◆ GIVEN REQUEST ◆
Please write out the lines of the data exactly, beginning with the first and ending with the line containing "fig = go.Figure()"; leave the pictures behind.

──────────────────────────────

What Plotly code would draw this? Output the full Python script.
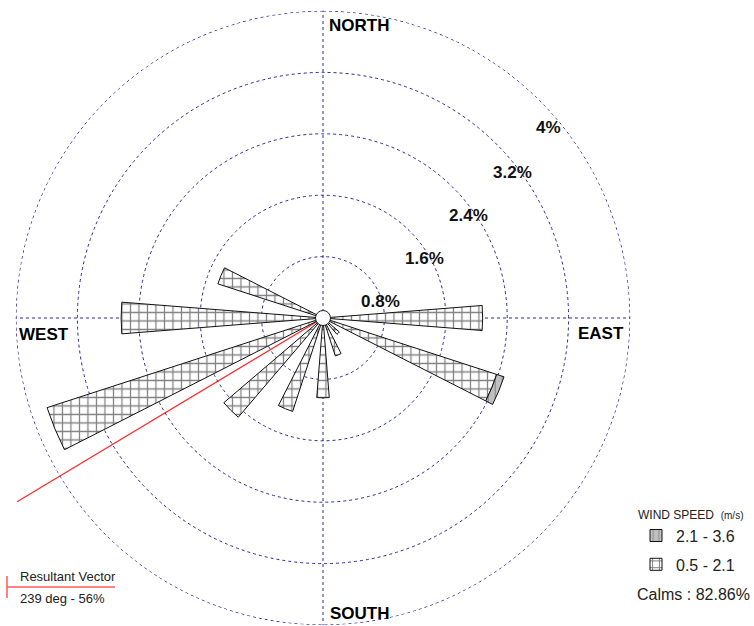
import math
import plotly.graph_objects as go

# ---------------- data ----------------
DIRECTIONS = ["N", "NNE", "NE", "ENE", "E", "ESE", "SE", "SSE",
              "S", "SSW", "SW", "WSW", "W", "WNW", "NW", "NNW"]
DIRECTION_DEG = [0, 22.5, 45, 67.5, 90, 112.5, 135, 157.5,
                 180, 202.5, 225, 247.5, 270, 292.5, 315, 337.5]
SPEED_LOW_LABEL = "0.5 - 2.1"
SPEED_HIGH_LABEL = "2.1 - 3.6"
SPEED_LOW = [0, 0, 0, 0, 2.08, 2.38, 0.28, 0.52,
             1.04, 1.28, 1.70, 3.78, 2.63, 1.44, 0, 0]
SPEED_HIGH = [0, 0, 0, 0, 0, 0.10, 0, 0,
              0, 0, 0, 0, 0, 0, 0, 0]
RING_TICKS = [0.8, 1.6, 2.4, 3.2, 4.0]
RING_LABELS = ["0.8%", "1.6%", "2.4%", "3.2%", "4%"]
COMPASS_LABELS = ["NORTH", "EAST", "SOUTH", "WEST"]
CALMS_PCT = "82.86%"
RESULTANT_DEG = 239
RESULTANT_PCT = 56

# ---------------- layout geometry / style ----------------
W, H = 754, 626
CX, CY = 323, 318                  # polar centre in pixels
S = 307 / 4.0                      # pixels per percent
RMAX = 4.004
R = S * RMAX
GRID = "#2a2a9a"
FONT = "Arial, Liberation Sans, sans-serif"
BAR_WIDTH = 9
VECTOR_LEN = 4.65


def px(x):
    return x / W


def py(y):
    return 1 - y / H


fig = go.Figure()

# outermost (4%) ring, drawn as a dotted circle on the polar scale
ring_theta = list(range(0, 361, 2))
fig.add_trace(go.Scatterpolar(
    r=[RING_TICKS[-1]] * len(ring_theta), theta=ring_theta, mode="lines",
    line=dict(color=GRID, width=1, dash="dot"), showlegend=False, hoverinfo="skip",
))

fig.add_trace(go.Barpolar(
    r=SPEED_LOW, theta=DIRECTION_DEG, width=[BAR_WIDTH] * len(DIRECTION_DEG),
    name=SPEED_LOW_LABEL, legendgroup="low", legendrank=2,
    marker=dict(color="white", line=dict(color="#111", width=1),
                pattern=dict(shape="+", size=8.5, solidity=0.27,
                             fgcolor="#000", bgcolor="white", fillmode="overlay")),
    hovertext=DIRECTIONS,
))
fig.add_trace(go.Barpolar(
    r=SPEED_HIGH, theta=DIRECTION_DEG, width=[BAR_WIDTH] * len(DIRECTION_DEG),
    name=SPEED_HIGH_LABEL, legendgroup="high", legendrank=1,
    marker=dict(color="#c0c0c0", line=dict(color="#111", width=1),
                pattern=dict(shape="|", size=7, solidity=0.15,
                             fgcolor="#444", bgcolor="#c0c0c0", fillmode="overlay")),
    hovertext=DIRECTIONS,
))

# calm circle at the centre
fig.add_trace(go.Scatterpolar(
    r=[0], theta=[0], mode="markers", showlegend=False,
    marker=dict(size=15, color="white", line=dict(color="#222", width=1)),
))

# resultant vector on a transparent cartesian overlay (extends beyond rings)
th = math.radians(RESULTANT_DEG)
fig.add_trace(go.Scatter(
    x=[0, VECTOR_LEN * math.sin(th)], y=[0, VECTOR_LEN * math.cos(th)],
    mode="lines", line=dict(color="#ff2a2a", width=1.3), showlegend=False,
    xaxis="x", yaxis="y",
))

fig.update_layout(
    width=W, height=H, autosize=False,
    margin=dict(l=0, r=0, t=0, b=0),
    paper_bgcolor="white", plot_bgcolor="rgba(0,0,0,0)",
    font=dict(family=FONT, color="#111"),
    xaxis=dict(visible=False, range=[-CX / S, (W - CX) / S], domain=[0, 1], fixedrange=True),
    yaxis=dict(visible=False, range=[-(H - CY) / S, CY / S], domain=[0, 1], fixedrange=True),
    polar=dict(
        domain=dict(x=[px(CX - R), px(CX + R)], y=[max(0, py(CY + R)), py(CY - R)]),
        bgcolor="rgba(0,0,0,0)",
        barmode="stack",
        radialaxis=dict(range=[0, RMAX], tickvals=RING_TICKS, showticklabels=False,
                        ticks="", showline=False, gridcolor=GRID, griddash="dot",
                        gridwidth=1),
        angularaxis=dict(rotation=90, direction="clockwise",
                         tickvals=[0, 90, 180, 270], showticklabels=False, ticks="",
                         showline=False, gridcolor=GRID, griddash="dot", gridwidth=1),
    ),
    legend=dict(
        x=px(636), y=py(503), xanchor="left", yanchor="top",
        traceorder="grouped", tracegroupgap=5,
        font=dict(size=16, family=FONT, color="#222"),
        title=dict(text="WIND SPEED  <span style='font-size:10px'>(m/s)</span>",
                   font=dict(size=12, family=FONT, color="#222"), side="top"),
        bgcolor="rgba(0,0,0,0)",
    ),
)

ann = []
# radial ring labels
ring_pos = [(380, 302), (424, 258), (468, 215), (512, 172), (548, 127)]
for lab, (x, y) in zip(RING_LABELS, ring_pos):
    ann.append(dict(text="<b>%s</b>" % lab, x=px(x), y=py(y), xref="paper", yref="paper",
                    xanchor="center", yanchor="middle",
                    showarrow=False, font=dict(size=17, family=FONT, color="#111")))
# compass labels
compass_pos = [(327, 25, "left"), (601, 333, "center"), (328, 613, "left"), (44, 334, "center")]
for lab, (x, y, xa) in zip(COMPASS_LABELS, compass_pos):
    ann.append(dict(text="<b>%s</b>" % lab, x=px(x), y=py(y), xref="paper", yref="paper",
                    xanchor=xa, yanchor="middle", showarrow=False,
                    font=dict(size=17, family=FONT, color="#000")))
# calms
ann.append(dict(text="Calms : %s" % CALMS_PCT, x=px(752), y=py(594), xref="paper", yref="paper",
                xanchor="right", yanchor="middle", showarrow=False,
                font=dict(size=16, family=FONT, color="#222")))
# resultant vector key
ann.append(dict(text="Resultant Vector", x=px(18), y=py(576), xref="paper", yref="paper",
                xanchor="left", yanchor="middle", showarrow=False,
                font=dict(size=13, family=FONT, color="#222")))
ann.append(dict(text="%d deg - %d%%" % (RESULTANT_DEG, RESULTANT_PCT), x=px(18), y=py(598),
                xref="paper", yref="paper", xanchor="left", yanchor="middle", showarrow=False,
                font=dict(size=13, family=FONT, color="#222")))
fig.update_layout(annotations=ann)

fig.update_layout(shapes=[
    dict(type="line", xref="paper", yref="paper", x0=px(7), x1=px(115), y0=py(587), y1=py(587),
         line=dict(color="#ff5a5a", width=1.5)),
    dict(type="line", xref="paper", yref="paper", x0=px(7), x1=px(7), y0=py(576), y1=py(598),
         line=dict(color="#ff5a5a", width=1.5)),
])

fig.write_html("out.html", config={"displayModeBar": False},
               post_script="document.body.style.margin='0';")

──────────────────────────────

◆ WORKED ANSWER ◆
What Plotly code would draw this? Output the full Python script.
import math
import plotly.graph_objects as go

# ---------------- data ----------------
DIRECTIONS = ["N", "NNE", "NE", "ENE", "E", "ESE", "SE", "SSE",
              "S", "SSW", "SW", "WSW", "W", "WNW", "NW", "NNW"]
DIRECTION_DEG = [0, 22.5, 45, 67.5, 90, 112.5, 135, 157.5,
                 180, 202.5, 225, 247.5, 270, 292.5, 315, 337.5]
SPEED_LOW_LABEL = "0.5 - 2.1"
SPEED_HIGH_LABEL = "2.1 - 3.6"
SPEED_LOW = [0, 0, 0, 0, 2.08, 2.38, 0.28, 0.52,
             1.04, 1.28, 1.70, 3.78, 2.63, 1.44, 0, 0]
SPEED_HIGH = [0, 0, 0, 0, 0, 0.10, 0, 0,
              0, 0, 0, 0, 0, 0, 0, 0]
RING_TICKS = [0.8, 1.6, 2.4, 3.2, 4.0]
RING_LABELS = ["0.8%", "1.6%", "2.4%", "3.2%", "4%"]
COMPASS_LABELS = ["NORTH", "EAST", "SOUTH", "WEST"]
CALMS_PCT = "82.86%"
RESULTANT_DEG = 239
RESULTANT_PCT = 56

# ---------------- layout geometry / style ----------------
W, H = 754, 626
CX, CY = 323, 318                  # polar centre in pixels
S = 307 / 4.0                      # pixels per percent
RMAX = 4.004
R = S * RMAX
GRID = "#2a2a9a"
FONT = "Arial, Liberation Sans, sans-serif"
BAR_WIDTH = 9
VECTOR_LEN = 4.65


def px(x):
    return x / W


def py(y):
    return 1 - y / H


fig = go.Figure()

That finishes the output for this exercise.